[start]
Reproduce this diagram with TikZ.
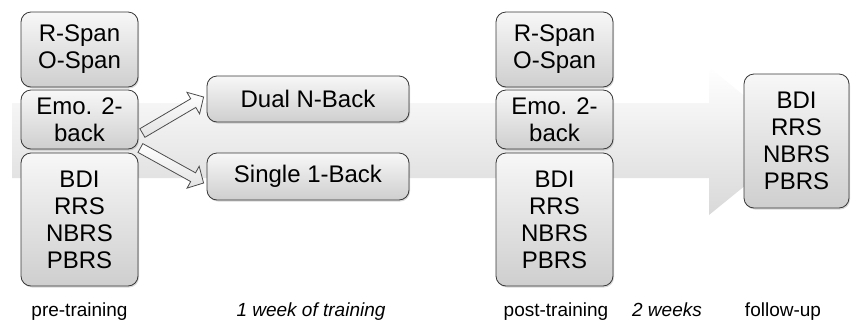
\documentclass[tikz,border=0pt]{standalone}
\usepackage{fontspec}
\setmainfont{Liberation Sans}
\usetikzlibrary{calc,shadows}
\begin{document}
\begin{tikzpicture}[x=1pt,y=-1pt,
  box/.style={draw=black!78, line width=0.8pt, rounded corners=10pt,
    top color=gray!6, bottom color=gray!38, align=center, inner sep=0pt,
    font=\fontsize{24}{27}\selectfont,
    drop shadow={opacity=0.3, shadow xshift=1pt, shadow yshift=-1.5pt}},
  colbox/.style={box, minimum width=117pt},
  lbl/.style={font=\fontsize{19}{22}\selectfont, anchor=base, inner sep=0pt},
  bigarrow/.style={top color=white, bottom color=gray!30},
  smallarrow/.style={draw=black!70, line width=0.8pt, top color=white, bottom color=gray!22, line join=miter}
]
\useasboundingbox (0,0) rectangle (852,325);

% big background arrow
\path[bigarrow] (12,103) -- (709,103) -- (709,67) -- (800,141) -- (709,215)
  -- (709,178) -- (12,178) -- cycle;

% pre-training
\node[colbox, minimum height=75pt]  (preA) at (79.5,49.5)  {R-Span\\O-Span};
\node[colbox, minimum height=59pt]  (preB) at (79.5,119.5) {Emo. 2-\\back};
\node[colbox, minimum height=133pt] (preC) at (79.5,219.5) {BDI\\RRS\\NBRS\\PBRS};

% training
\node[box, minimum width=202pt, minimum height=46pt] (dual)   at (308,99)    {Dual N-Back};
\node[box, minimum width=202pt, minimum height=47pt] (single) at (308,176.5) {Single 1-Back};

% post-training
\node[colbox, minimum height=75pt]  (postA) at (554.5,49.5)  {R-Span\\O-Span};
\node[colbox, minimum height=59pt]  (postB) at (554.5,119.5) {Emo. 2-\\back};
\node[colbox, minimum height=133pt] (postC) at (554.5,219.5) {BDI\\RRS\\NBRS\\PBRS};

% follow-up
\node[box, minimum width=105pt, minimum height=134pt] (fu) at (796.5,141) {BDI\\RRS\\NBRS\\PBRS};

% block arrows
\coordinate (a1s) at ($(preB.east)+(4,13.5)$);
\coordinate (a1e) at ($(dual.west)+(-3,-2)$);
\coordinate (a2s) at ($(preB.east)+(2,28.5)$);
\coordinate (a2e) at ($(single.west)+(-3,6.5)$);
\foreach \s/\e in {a1s/a1e, a2s/a2e}{
  \coordinate (h) at ($(\e)!12pt!(\s)$);
  \path[smallarrow]
    ($(\s)!5pt!90:(\e)$) -- ($(h)!5pt!90:(\e)$) -- ($(h)!12.5pt!90:(\e)$)
    -- (\e) -- ($(h)!12.5pt!-90:(\e)$) -- ($(h)!5pt!-90:(\e)$)
    -- ($(\s)!5pt!-90:(\e)$) -- cycle;
}

% labels
\node[lbl] (l1) at (79.5,316) {pre-training};
\node[lbl] (l2) at (311,316) {\itshape 1 week of training};
\node[lbl] (l3) at (556,316) {post-training};
\node[lbl] (l4) at (667,316) {\itshape 2 weeks};
\node[lbl] (l5) at (783,316) {follow-up};
\end{tikzpicture}
\end{document}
[end]
• **STATED PROBLEM**
Copy out all the data exactly; skip the pictures.

• **COMPLETE OUTPUT**
Reproduce this diagram with TikZ.
\documentclass[tikz,border=0pt]{standalone}
\usepackage{fontspec}
\setmainfont{Liberation Sans}
\usetikzlibrary{calc,shadows}
\begin{document}
\begin{tikzpicture}[x=1pt,y=-1pt,
  box/.style={draw=black!78, line width=0.8pt, rounded corners=10pt,
    top color=gray!6, bottom color=gray!38, align=center, inner sep=0pt,
    font=\fontsize{24}{27}\selectfont,
    drop shadow={opacity=0.3, shadow xshift=1pt, shadow yshift=-1.5pt}},
  colbox/.style={box, minimum width=117pt},
  lbl/.style={font=\fontsize{19}{22}\selectfont, anchor=base, inner sep=0pt},
  bigarrow/.style={top color=white, bottom color=gray!30},
  smallarrow/.style={draw=black!70, line width=0.8pt, top color=white, bottom color=gray!22, line join=miter}
]
\useasboundingbox (0,0) rectangle (852,325);

% big background arrow
\path[bigarrow] (12,103) -- (709,103) -- (709,67) -- (800,141) -- (709,215)
  -- (709,178) -- (12,178) -- cycle;

% pre-training
\node[colbox, minimum height=75pt]  (preA) at (79.5,49.5)  {R-Span\\O-Span};
\node[colbox, minimum height=59pt]  (preB) at (79.5,119.5) {Emo. 2-\\back};
\node[colbox, minimum height=133pt] (preC) at (79.5,219.5) {BDI\\RRS\\NBRS\\PBRS};

% training
\node[box, minimum width=202pt, minimum height=46pt] (dual)   at (308,99)    {Dual N-Back};
\node[box, minimum width=202pt, minimum height=47pt] (single) at (308,176.5) {Single 1-Back};

% post-training
\node[colbox, minimum height=75pt]  (postA) at (554.5,49.5)  {R-Span\\O-Span};
\node[colbox, minimum height=59pt]  (postB) at (554.5,119.5) {Emo. 2-\\back};
\node[colbox, minimum height=133pt] (postC) at (554.5,219.5) {BDI\\RRS\\NBRS\\PBRS};

% follow-up
\node[box, minimum width=105pt, minimum height=134pt] (fu) at (796.5,141) {BDI\\RRS\\NBRS\\PBRS};

% block arrows
\coordinate (a1s) at ($(preB.east)+(4,13.5)$);
\coordinate (a1e) at ($(dual.west)+(-3,-2)$);
\coordinate (a2s) at ($(preB.east)+(2,28.5)$);
\coordinate (a2e) at ($(single.west)+(-3,6.5)$);
\foreach \s/\e in {a1s/a1e, a2s/a2e}{
  \coordinate (h) at ($(\e)!12pt!(\s)$);
  \path[smallarrow]
    ($(\s)!5pt!90:(\e)$) -- ($(h)!5pt!90:(\e)$) -- ($(h)!12.5pt!90:(\e)$)
    -- (\e) -- ($(h)!12.5pt!-90:(\e)$) -- ($(h)!5pt!-90:(\e)$)
    -- ($(\s)!5pt!-90:(\e)$) -- cycle;
}

% labels
\node[lbl] (l1) at (79.5,316) {pre-training};
\node[lbl] (l2) at (311,316) {\itshape 1 week of training};
\node[lbl] (l3) at (556,316) {post-training};
\node[lbl] (l4) at (667,316) {\itshape 2 weeks};
\node[lbl] (l5) at (783,316) {follow-up};
\end{tikzpicture}
\end{document}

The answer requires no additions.